Check every line below for the string "this", and copy the lines that contain it.

[Begin Data provided]

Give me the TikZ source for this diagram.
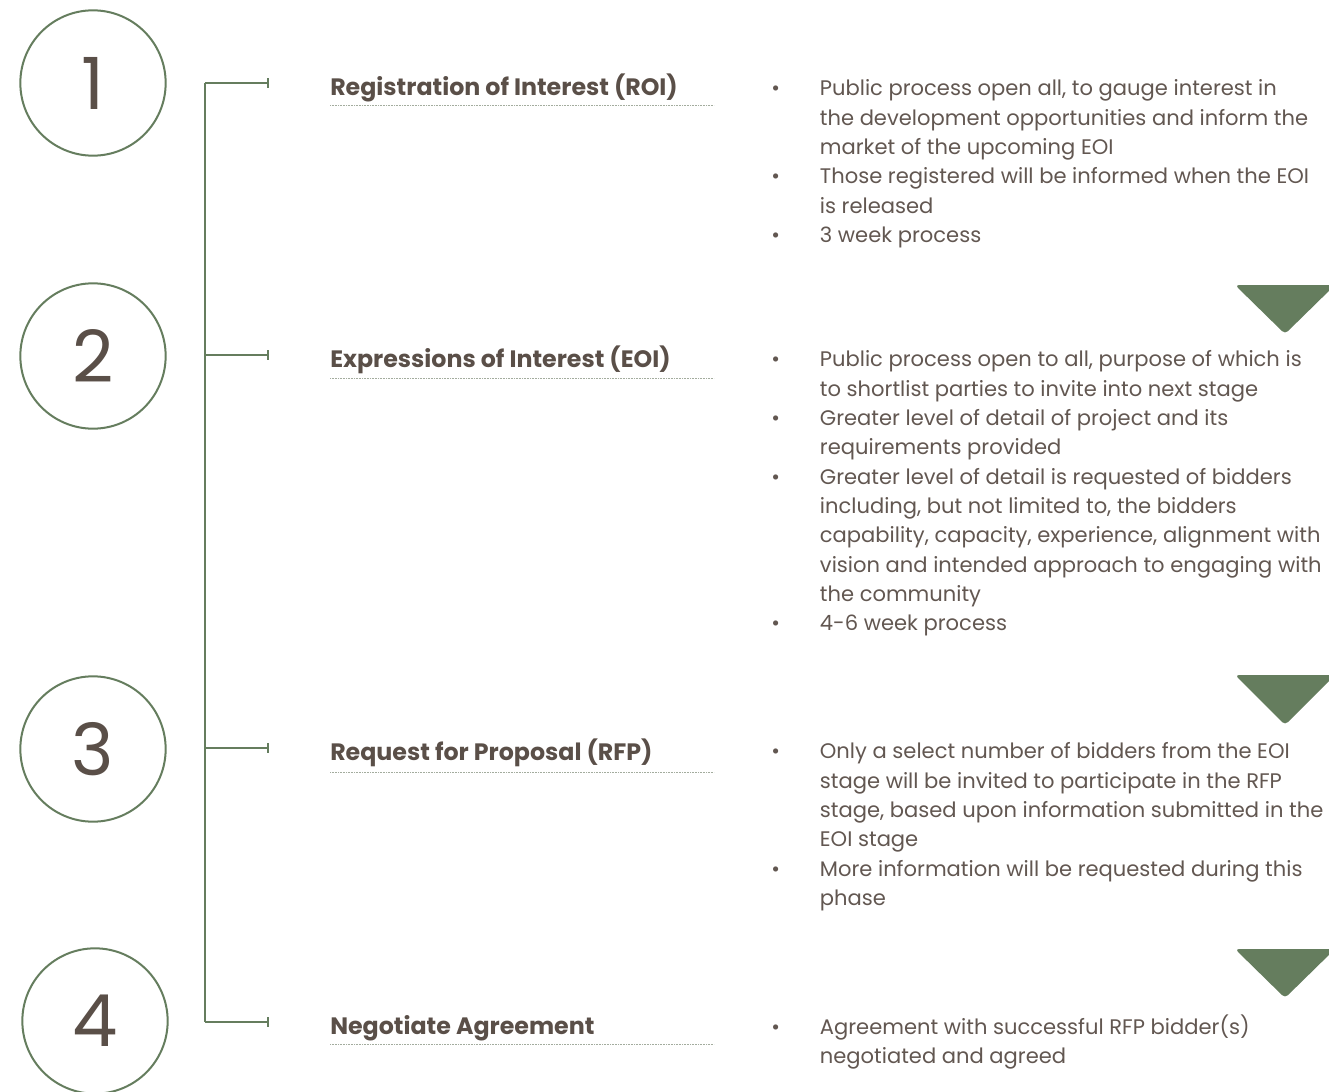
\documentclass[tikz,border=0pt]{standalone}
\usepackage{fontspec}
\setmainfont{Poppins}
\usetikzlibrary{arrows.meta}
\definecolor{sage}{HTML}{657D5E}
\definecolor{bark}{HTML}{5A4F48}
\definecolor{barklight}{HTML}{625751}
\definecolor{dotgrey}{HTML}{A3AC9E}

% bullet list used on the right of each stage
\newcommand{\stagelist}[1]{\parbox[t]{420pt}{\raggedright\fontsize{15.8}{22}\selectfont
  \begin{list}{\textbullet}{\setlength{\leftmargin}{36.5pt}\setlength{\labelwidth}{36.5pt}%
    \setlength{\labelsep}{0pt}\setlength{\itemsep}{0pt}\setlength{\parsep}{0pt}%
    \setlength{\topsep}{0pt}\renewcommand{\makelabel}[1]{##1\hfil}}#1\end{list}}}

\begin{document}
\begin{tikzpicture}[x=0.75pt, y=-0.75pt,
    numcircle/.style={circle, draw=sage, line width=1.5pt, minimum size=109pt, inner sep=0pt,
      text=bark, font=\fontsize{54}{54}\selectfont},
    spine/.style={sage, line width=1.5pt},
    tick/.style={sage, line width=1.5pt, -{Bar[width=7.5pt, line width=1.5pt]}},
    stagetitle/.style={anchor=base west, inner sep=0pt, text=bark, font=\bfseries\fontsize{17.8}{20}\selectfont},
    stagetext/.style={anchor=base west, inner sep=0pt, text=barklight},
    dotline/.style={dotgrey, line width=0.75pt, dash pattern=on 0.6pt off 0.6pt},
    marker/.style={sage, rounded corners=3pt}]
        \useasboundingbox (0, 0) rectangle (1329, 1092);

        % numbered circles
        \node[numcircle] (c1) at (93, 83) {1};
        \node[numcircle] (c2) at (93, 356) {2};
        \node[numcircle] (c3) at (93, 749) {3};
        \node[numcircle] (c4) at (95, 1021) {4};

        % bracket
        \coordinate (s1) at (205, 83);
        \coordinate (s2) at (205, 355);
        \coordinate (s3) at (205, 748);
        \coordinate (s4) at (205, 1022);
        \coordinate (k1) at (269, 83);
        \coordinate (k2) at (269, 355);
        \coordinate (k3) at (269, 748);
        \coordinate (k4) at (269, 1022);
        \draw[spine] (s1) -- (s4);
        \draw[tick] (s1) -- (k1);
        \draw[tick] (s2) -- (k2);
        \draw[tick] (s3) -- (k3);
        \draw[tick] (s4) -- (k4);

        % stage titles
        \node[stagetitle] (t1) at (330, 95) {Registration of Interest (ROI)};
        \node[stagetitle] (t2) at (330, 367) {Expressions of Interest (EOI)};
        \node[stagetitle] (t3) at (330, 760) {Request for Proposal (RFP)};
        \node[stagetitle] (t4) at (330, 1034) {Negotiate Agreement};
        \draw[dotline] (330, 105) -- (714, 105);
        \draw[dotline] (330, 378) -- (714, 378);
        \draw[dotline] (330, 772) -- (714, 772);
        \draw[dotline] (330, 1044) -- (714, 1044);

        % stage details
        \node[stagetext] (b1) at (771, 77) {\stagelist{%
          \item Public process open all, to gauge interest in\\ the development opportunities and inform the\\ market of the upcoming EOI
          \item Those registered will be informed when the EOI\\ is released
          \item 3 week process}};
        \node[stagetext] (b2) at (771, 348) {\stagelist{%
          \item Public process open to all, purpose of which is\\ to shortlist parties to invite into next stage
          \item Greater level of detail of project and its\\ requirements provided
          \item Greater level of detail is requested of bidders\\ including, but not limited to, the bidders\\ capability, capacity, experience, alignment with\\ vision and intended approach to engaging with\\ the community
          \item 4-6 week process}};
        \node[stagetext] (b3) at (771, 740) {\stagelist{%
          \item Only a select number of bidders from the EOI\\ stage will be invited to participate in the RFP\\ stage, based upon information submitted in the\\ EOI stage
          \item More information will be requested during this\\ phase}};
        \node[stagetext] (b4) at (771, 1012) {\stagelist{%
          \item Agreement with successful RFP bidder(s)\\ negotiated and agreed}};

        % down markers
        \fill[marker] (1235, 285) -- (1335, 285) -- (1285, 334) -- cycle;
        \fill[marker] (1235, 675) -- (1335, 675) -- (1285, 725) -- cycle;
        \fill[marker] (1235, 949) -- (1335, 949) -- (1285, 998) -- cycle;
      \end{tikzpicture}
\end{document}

[End Data provided]

- **Problem solution**:
Give me the TikZ source for this diagram.
          \item More information will be requested during this\\ phase}};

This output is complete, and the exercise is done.